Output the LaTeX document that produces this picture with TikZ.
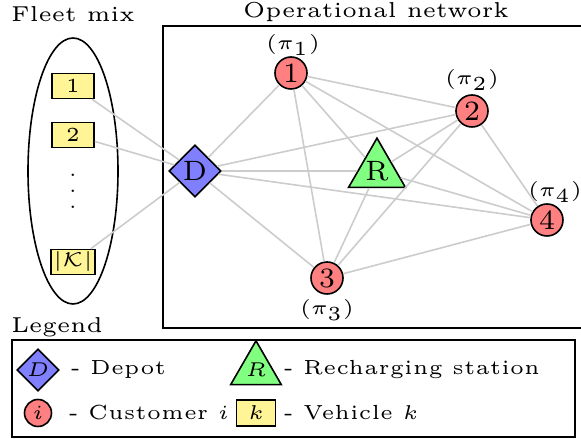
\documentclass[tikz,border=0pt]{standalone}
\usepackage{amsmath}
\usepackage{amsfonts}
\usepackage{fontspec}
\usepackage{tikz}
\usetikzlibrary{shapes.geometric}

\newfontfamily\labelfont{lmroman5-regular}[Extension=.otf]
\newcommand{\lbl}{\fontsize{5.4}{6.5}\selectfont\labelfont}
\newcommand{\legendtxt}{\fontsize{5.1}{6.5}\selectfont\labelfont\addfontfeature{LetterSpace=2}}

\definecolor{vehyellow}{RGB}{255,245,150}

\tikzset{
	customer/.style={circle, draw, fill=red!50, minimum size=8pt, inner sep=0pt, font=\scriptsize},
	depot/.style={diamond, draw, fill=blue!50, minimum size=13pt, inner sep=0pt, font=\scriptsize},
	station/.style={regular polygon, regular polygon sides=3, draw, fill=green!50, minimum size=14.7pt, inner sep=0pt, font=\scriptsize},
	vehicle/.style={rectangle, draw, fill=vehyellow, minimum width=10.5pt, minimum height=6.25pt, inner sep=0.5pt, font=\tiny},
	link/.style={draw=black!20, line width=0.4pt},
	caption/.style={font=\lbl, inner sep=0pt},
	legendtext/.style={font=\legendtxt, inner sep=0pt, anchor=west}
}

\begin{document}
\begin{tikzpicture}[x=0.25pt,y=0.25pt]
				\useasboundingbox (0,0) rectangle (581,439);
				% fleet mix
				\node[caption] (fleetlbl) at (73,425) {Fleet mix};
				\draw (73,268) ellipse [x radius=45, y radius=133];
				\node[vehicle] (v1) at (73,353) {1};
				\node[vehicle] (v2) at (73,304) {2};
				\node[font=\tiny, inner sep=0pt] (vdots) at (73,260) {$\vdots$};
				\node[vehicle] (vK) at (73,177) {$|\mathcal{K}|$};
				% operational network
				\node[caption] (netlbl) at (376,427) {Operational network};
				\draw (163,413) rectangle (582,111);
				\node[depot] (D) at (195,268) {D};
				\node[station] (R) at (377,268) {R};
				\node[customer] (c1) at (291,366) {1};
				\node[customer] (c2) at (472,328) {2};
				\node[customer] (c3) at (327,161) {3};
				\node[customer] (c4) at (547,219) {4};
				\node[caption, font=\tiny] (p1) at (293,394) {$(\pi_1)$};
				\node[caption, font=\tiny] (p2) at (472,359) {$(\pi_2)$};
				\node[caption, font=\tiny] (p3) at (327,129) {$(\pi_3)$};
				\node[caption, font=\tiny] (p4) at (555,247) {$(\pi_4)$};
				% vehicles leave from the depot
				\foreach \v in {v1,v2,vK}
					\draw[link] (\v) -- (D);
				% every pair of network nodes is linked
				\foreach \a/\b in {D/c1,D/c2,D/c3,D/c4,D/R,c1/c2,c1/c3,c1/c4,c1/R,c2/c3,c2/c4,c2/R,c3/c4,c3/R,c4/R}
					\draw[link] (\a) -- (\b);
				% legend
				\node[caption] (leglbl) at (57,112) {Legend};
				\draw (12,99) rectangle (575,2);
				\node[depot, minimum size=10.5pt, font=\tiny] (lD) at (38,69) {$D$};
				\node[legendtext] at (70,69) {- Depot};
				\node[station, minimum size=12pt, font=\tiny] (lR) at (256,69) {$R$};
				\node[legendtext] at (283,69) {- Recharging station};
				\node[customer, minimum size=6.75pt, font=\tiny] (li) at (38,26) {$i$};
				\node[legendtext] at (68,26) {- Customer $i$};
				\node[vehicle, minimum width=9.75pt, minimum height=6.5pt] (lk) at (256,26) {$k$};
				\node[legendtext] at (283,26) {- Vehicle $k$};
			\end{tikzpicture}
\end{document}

□ □ □ □

(TO DO):
Transcribe each line above verbatim, with the pictures left out.

(IN RESPONSE):
Output the LaTeX document that produces this picture with TikZ.
\documentclass[tikz,border=0pt]{standalone}
\usepackage{amsmath}
\usepackage{amsfonts}
\usepackage{fontspec}
\usepackage{tikz}
\usetikzlibrary{shapes.geometric}

\newfontfamily\labelfont{lmroman5-regular}[Extension=.otf]
\newcommand{\lbl}{\fontsize{5.4}{6.5}\selectfont\labelfont}
\newcommand{\legendtxt}{\fontsize{5.1}{6.5}\selectfont\labelfont\addfontfeature{LetterSpace=2}}

\definecolor{vehyellow}{RGB}{255,245,150}

\tikzset{
	customer/.style={circle, draw, fill=red!50, minimum size=8pt, inner sep=0pt, font=\scriptsize},
	depot/.style={diamond, draw, fill=blue!50, minimum size=13pt, inner sep=0pt, font=\scriptsize},
	station/.style={regular polygon, regular polygon sides=3, draw, fill=green!50, minimum size=14.7pt, inner sep=0pt, font=\scriptsize},
	vehicle/.style={rectangle, draw, fill=vehyellow, minimum width=10.5pt, minimum height=6.25pt, inner sep=0.5pt, font=\tiny},
	link/.style={draw=black!20, line width=0.4pt},
	caption/.style={font=\lbl, inner sep=0pt},
	legendtext/.style={font=\legendtxt, inner sep=0pt, anchor=west}
}

\begin{document}
\begin{tikzpicture}[x=0.25pt,y=0.25pt]
				\useasboundingbox (0,0) rectangle (581,439);
				% fleet mix
				\node[caption] (fleetlbl) at (73,425) {Fleet mix};
				\draw (73,268) ellipse [x radius=45, y radius=133];
				\node[vehicle] (v1) at (73,353) {1};
				\node[vehicle] (v2) at (73,304) {2};
				\node[font=\tiny, inner sep=0pt] (vdots) at (73,260) {$\vdots$};
				\node[vehicle] (vK) at (73,177) {$|\mathcal{K}|$};
				% operational network
				\node[caption] (netlbl) at (376,427) {Operational network};
				\draw (163,413) rectangle (582,111);
				\node[depot] (D) at (195,268) {D};
				\node[station] (R) at (377,268) {R};
				\node[customer] (c1) at (291,366) {1};
				\node[customer] (c2) at (472,328) {2};
				\node[customer] (c3) at (327,161) {3};
				\node[customer] (c4) at (547,219) {4};
				\node[caption, font=\tiny] (p1) at (293,394) {$(\pi_1)$};
				\node[caption, font=\tiny] (p2) at (472,359) {$(\pi_2)$};
				\node[caption, font=\tiny] (p3) at (327,129) {$(\pi_3)$};
				\node[caption, font=\tiny] (p4) at (555,247) {$(\pi_4)$};
				% vehicles leave from the depot
				\foreach \v in {v1,v2,vK}
					\draw[link] (\v) -- (D);
				% every pair of network nodes is linked
				\foreach \a/\b in {D/c1,D/c2,D/c3,D/c4,D/R,c1/c2,c1/c3,c1/c4,c1/R,c2/c3,c2/c4,c2/R,c3/c4,c3/R,c4/R}
					\draw[link] (\a) -- (\b);
				% legend
				\node[caption] (leglbl) at (57,112) {Legend};
				\draw (12,99) rectangle (575,2);
				\node[depot, minimum size=10.5pt, font=\tiny] (lD) at (38,69) {$D$};
				\node[legendtext] at (70,69) {- Depot};
				\node[station, minimum size=12pt, font=\tiny] (lR) at (256,69) {$R$};
				\node[legendtext] at (283,69) {- Recharging station};
				\node[customer, minimum size=6.75pt, font=\tiny] (li) at (38,26) {$i$};
				\node[legendtext] at (68,26) {- Customer $i$};
				\node[vehicle, minimum width=9.75pt, minimum height=6.5pt] (lk) at (256,26) {$k$};
				\node[legendtext] at (283,26) {- Vehicle $k$};
			\end{tikzpicture}
\end{document}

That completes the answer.